• _Required task_
Reproduce the listing word for word, leaving every picture behind.

• _Collected material_
___

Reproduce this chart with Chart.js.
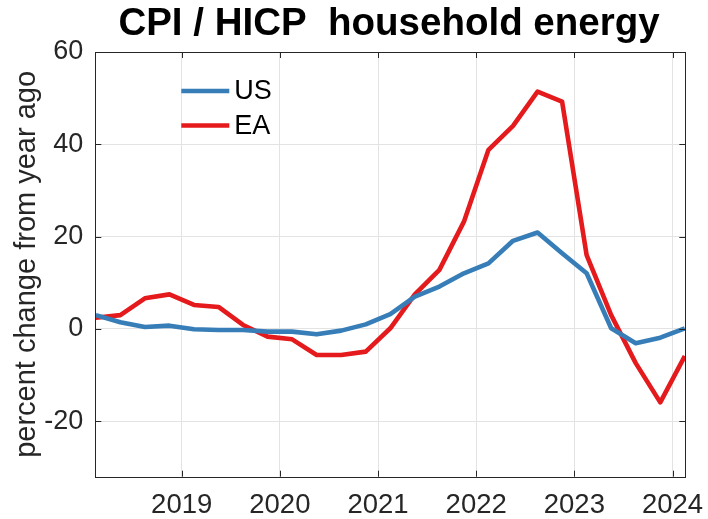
<!DOCTYPE html>
<html>
<head>
<meta charset="utf-8">
<script src="https://cdn.jsdelivr.net/npm/chart.js@4.4.1/dist/chart.umd.min.js"></script>
<style>
    html, body { margin: 0; padding: 0; background: #fff; }
    #wrap { width: 708px; height: 519px; }
</style>
</head>
<body>
<div id="wrap"><canvas id="cpiChart" width="708" height="519"></canvas></div>
<script>
// Quarterly observations, year-over-year % change
const quarters = ['2018Q1', '2018Q2', '2018Q3', '2018Q4', '2019Q1', '2019Q2', '2019Q3', '2019Q4',
    '2020Q1', '2020Q2', '2020Q3', '2020Q4', '2021Q1', '2021Q2', '2021Q3', '2021Q4',
    '2022Q1', '2022Q2', '2022Q3', '2022Q4', '2023Q1', '2023Q2', '2023Q3', '2023Q4', '2024Q1'];
const usValues = [3.0, 1.45, 0.43, 0.72, -0.07, -0.22, -0.22, -0.58, -0.58, -1.16, -0.36, 1.0,
    3.2, 7.0, 9.2, 12.06, 14.2, 19.1, 20.9, 16.4, 12.06, 0.15, -3.1, -1.88, 0.15];
const eaValues = [2.45, 3.0, 6.65, 7.5, 5.2, 4.77, 0.87, -1.66, -2.24, -5.63, -5.63, -4.9,
    0.15, 7.5, 12.8, 23.25, 38.8, 44.0, 51.4, 49.25, 16.0, 3.0, -7.4, -15.9, -5.85];
const xTicks = [2019, 2020, 2021, 2022, 2023, 2024];
const yTicks = [-20, 0, 20, 40, 60];

const FONT = "'Liberation Sans', Arial, Helvetica, sans-serif";
const AXIS_COLOR = '#262626';

// mid-quarter position on a year axis
function quarterToYear(q) {
    const year = parseInt(q.slice(0, 4), 10);
    const n = parseInt(q.slice(5), 10);
    return year + (n - 1) / 4 + 0.125;
}

function toPoints(values) {
    return values.map((v, i) => ({ x: quarterToYear(quarters[i]), y: v }));
}

// box, inward ticks, in-axes legend and title (MATLAB look)
const matlabFrame = {
    id: 'matlabFrame',
    afterDatasetsDraw(chart) {
        const ctx = chart.ctx;
        const { left, right, top, bottom } = chart.chartArea;
        const xs = chart.scales.x;
        const ys = chart.scales.y;
        const tick = 6;

        ctx.save();
        ctx.strokeStyle = AXIS_COLOR;
        ctx.lineWidth = 1;
        ctx.strokeRect(Math.round(left) + 0.5, Math.round(top) + 0.5,
            Math.round(right - left), Math.round(bottom - top));

        ctx.beginPath();
        xTicks.forEach(v => {
            const px = Math.round(xs.getPixelForValue(v)) + 0.5;
            ctx.moveTo(px, bottom); ctx.lineTo(px, bottom - tick);
            ctx.moveTo(px, top); ctx.lineTo(px, top + tick);
        });
        yTicks.forEach(v => {
            const py = Math.round(ys.getPixelForValue(v)) + 0.5;
            ctx.moveTo(left, py); ctx.lineTo(left + tick, py);
            ctx.moveTo(right, py); ctx.lineTo(right - tick, py);
        });
        ctx.stroke();

        // Legend inside the axes
        const lx = left + 86;
        let ly = top + 39;
        ctx.font = '27px ' + FONT;
        ctx.textBaseline = 'middle';
        ctx.textAlign = 'left';
        chart.data.datasets.forEach(ds => {
            ctx.strokeStyle = ds.borderColor;
            ctx.lineWidth = 4.5;
            ctx.beginPath();
            ctx.moveTo(lx, ly);
            ctx.lineTo(lx + 48, ly);
            ctx.stroke();
            ctx.fillStyle = '#000';
            ctx.fillText(ds.label, lx + 53, ly + 1);
            ly += 34.5;
        });

        // Title
        ctx.font = 'bold 38.5px ' + FONT;
        ctx.textAlign = 'center';
        ctx.textBaseline = 'alphabetic';
        ctx.fillStyle = '#000';
        ctx.fillText('CPI / HICP  household energy', 389, 35);
        ctx.restore();
    }
};

document.addEventListener('DOMContentLoaded', function() {
    const ctx = document.getElementById('cpiChart').getContext('2d');
    new Chart(ctx, {
        type: 'line',
        data: {
            datasets: [{
                label: 'US',
                data: toPoints(usValues),
                borderColor: '#377eb8',
                borderWidth: 4.6,
                pointRadius: 0,
                tension: 0,
                borderJoinStyle: 'round'
            }, {
                label: 'EA',
                data: toPoints(eaValues),
                borderColor: '#e41a1c',
                borderWidth: 4.6,
                pointRadius: 0,
                tension: 0,
                borderJoinStyle: 'round'
            }]
        },
        options: {
            responsive: false,
            animation: false,
            devicePixelRatio: 1,
            layout: {
                padding: { top: 52, right: 22.7, left: 0, bottom: 0 }
            },
            plugins: {
                legend: { display: false },
                title: { display: false },
                tooltip: { enabled: false }
            },
            scales: {
                x: {
                    type: 'linear',
                    min: 2018.12,
                    max: 2024.13,
                    afterBuildTicks: scale => { scale.ticks = xTicks.map(v => ({ value: v })); },
                    afterFit: scale => {
                        scale.height = 42.3;
                        scale.paddingLeft = 0;
                        scale.paddingRight = 0;
                    },
                    grid: { color: '#e3e3e3', lineWidth: 1, drawTicks: false },
                    border: { display: false },
                    ticks: {
                        color: AXIS_COLOR,
                        font: { family: FONT, size: 27.5 },
                        padding: 12,
                        maxRotation: 0,
                        callback: v => String(v)
                    }
                },
                y: {
                    min: -32,
                    max: 60,
                    afterBuildTicks: scale => { scale.ticks = yTicks.map(v => ({ value: v })); },
                    afterFit: scale => {
                        scale.width = 95.3;
                        scale.paddingTop = 0;
                        scale.paddingBottom = 0;
                    },
                    grid: { color: '#e3e3e3', lineWidth: 1, drawTicks: false },
                    border: { display: false },
                    ticks: {
                        color: AXIS_COLOR,
                        font: { family: FONT, size: 27 },
                        padding: 12,
                        callback: v => String(v)
                    },
                    title: {
                        display: true,
                        text: 'percent change from year ago',
                        color: AXIS_COLOR,
                        font: { family: FONT, size: 29 },
                        padding: { top: 10, bottom: 0 }
                    }
                }
            }
        },
        plugins: [matlabFrame]
    });
});
</script>
</body>
</html>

___

• _Expected answer_
Reproduce this chart with Chart.js.
<!DOCTYPE html>
<html>
<head>
<meta charset="utf-8">
<script src="https://cdn.jsdelivr.net/npm/chart.js@4.4.1/dist/chart.umd.min.js"></script>
<style>
    html, body { margin: 0; padding: 0; background: #fff; }
    #wrap { width: 708px; height: 519px; }
</style>
</head>
<body>
<div id="wrap"><canvas id="cpiChart" width="708" height="519"></canvas></div>
<script>
// Quarterly observations, year-over-year % change
const quarters = ['2018Q1', '2018Q2', '2018Q3', '2018Q4', '2019Q1', '2019Q2', '2019Q3', '2019Q4',
    '2020Q1', '2020Q2', '2020Q3', '2020Q4', '2021Q1', '2021Q2', '2021Q3', '2021Q4',
    '2022Q1', '2022Q2', '2022Q3', '2022Q4', '2023Q1', '2023Q2', '2023Q3', '2023Q4', '2024Q1'];
const usValues = [3.0, 1.45, 0.43, 0.72, -0.07, -0.22, -0.22, -0.58, -0.58, -1.16, -0.36, 1.0,
    3.2, 7.0, 9.2, 12.06, 14.2, 19.1, 20.9, 16.4, 12.06, 0.15, -3.1, -1.88, 0.15];
const eaValues = [2.45, 3.0, 6.65, 7.5, 5.2, 4.77, 0.87, -1.66, -2.24, -5.63, -5.63, -4.9,
    0.15, 7.5, 12.8, 23.25, 38.8, 44.0, 51.4, 49.25, 16.0, 3.0, -7.4, -15.9, -5.85];
const xTicks = [2019, 2020, 2021, 2022, 2023, 2024];
const yTicks = [-20, 0, 20, 40, 60];

const FONT = "'Liberation Sans', Arial, Helvetica, sans-serif";
const AXIS_COLOR = '#262626';

// mid-quarter position on a year axis
function quarterToYear(q) {
    const year = parseInt(q.slice(0, 4), 10);
    const n = parseInt(q.slice(5), 10);
    return year + (n - 1) / 4 + 0.125;
}

function toPoints(values) {
    return values.map((v, i) => ({ x: quarterToYear(quarters[i]), y: v }));
}

// box, inward ticks, in-axes legend and title (MATLAB look)
const matlabFrame = {
    id: 'matlabFrame',
    afterDatasetsDraw(chart) {
        const ctx = chart.ctx;
        const { left, right, top, bottom } = chart.chartArea;
        const xs = chart.scales.x;
        const ys = chart.scales.y;
        const tick = 6;

        ctx.save();
        ctx.strokeStyle = AXIS_COLOR;
        ctx.lineWidth = 1;
        ctx.strokeRect(Math.round(left) + 0.5, Math.round(top) + 0.5,
            Math.round(right - left), Math.round(bottom - top));

        ctx.beginPath();
        xTicks.forEach(v => {
            const px = Math.round(xs.getPixelForValue(v)) + 0.5;
            ctx.moveTo(px, bottom); ctx.lineTo(px, bottom - tick);
            ctx.moveTo(px, top); ctx.lineTo(px, top + tick);
        });
        yTicks.forEach(v => {
            const py = Math.round(ys.getPixelForValue(v)) + 0.5;
            ctx.moveTo(left, py); ctx.lineTo(left + tick, py);
            ctx.moveTo(right, py); ctx.lineTo(right - tick, py);
        });
        ctx.stroke();

        // Legend inside the axes
        const lx = left + 86;
        let ly = top + 39;
        ctx.font = '27px ' + FONT;
        ctx.textBaseline = 'middle';
        ctx.textAlign = 'left';
        chart.data.datasets.forEach(ds => {
            ctx.strokeStyle = ds.borderColor;
            ctx.lineWidth = 4.5;
            ctx.beginPath();
            ctx.moveTo(lx, ly);
            ctx.lineTo(lx + 48, ly);
            ctx.stroke();
            ctx.fillStyle = '#000';
            ctx.fillText(ds.label, lx + 53, ly + 1);
            ly += 34.5;
        });

        // Title
        ctx.font = 'bold 38.5px ' + FONT;
        ctx.textAlign = 'center';
        ctx.textBaseline = 'alphabetic';
        ctx.fillStyle = '#000';
        ctx.fillText('CPI / HICP  household energy', 389, 35);
        ctx.restore();
    }
};

document.addEventListener('DOMContentLoaded', function() {
    const ctx = document.getElementById('cpiChart').getContext('2d');
    new Chart(ctx, {
        type: 'line',
        data: {
            datasets: [{
                label: 'US',
                data: toPoints(usValues),
                borderColor: '#377eb8',
                borderWidth: 4.6,
                pointRadius: 0,
                tension: 0,
                borderJoinStyle: 'round'
            }, {
                label: 'EA',
                data: toPoints(eaValues),
                borderColor: '#e41a1c',
                borderWidth: 4.6,
                pointRadius: 0,
                tension: 0,
                borderJoinStyle: 'round'
            }]
        },
        options: {
            responsive: false,
            animation: false,
            devicePixelRatio: 1,
            layout: {
                padding: { top: 52, right: 22.7, left: 0, bottom: 0 }
            },
            plugins: {
                legend: { display: false },
                title: { display: false },
                tooltip: { enabled: false }
            },
            scales: {
                x: {
                    type: 'linear',
                    min: 2018.12,
                    max: 2024.13,
                    afterBuildTicks: scale => { scale.ticks = xTicks.map(v => ({ value: v })); },
                    afterFit: scale => {
                        scale.height = 42.3;
                        scale.paddingLeft = 0;
                        scale.paddingRight = 0;
                    },
                    grid: { color: '#e3e3e3', lineWidth: 1, drawTicks: false },
                    border: { display: false },
                    ticks: {
                        color: AXIS_COLOR,
                        font: { family: FONT, size: 27.5 },
                        padding: 12,
                        maxRotation: 0,
                        callback: v => String(v)
                    }
                },
                y: {
                    min: -32,
                    max: 60,
                    afterBuildTicks: scale => { scale.ticks = yTicks.map(v => ({ value: v })); },
                    afterFit: scale => {
                        scale.width = 95.3;
                        scale.paddingTop = 0;
                        scale.paddingBottom = 0;
                    },
                    grid: { color: '#e3e3e3', lineWidth: 1, drawTicks: false },
                    border: { display: false },
                    ticks: {
                        color: AXIS_COLOR,
                        font: { family: FONT, size: 27 },
                        padding: 12,
                        callback: v => String(v)
                    },
                    title: {
                        display: true,
                        text: 'percent change from year ago',
                        color: AXIS_COLOR,
                        font: { family: FONT, size: 29 },
                        padding: { top: 10, bottom: 0 }
                    }
                }
            }
        },
        plugins: [matlabFrame]
    });
});
</script>
</body>
</html>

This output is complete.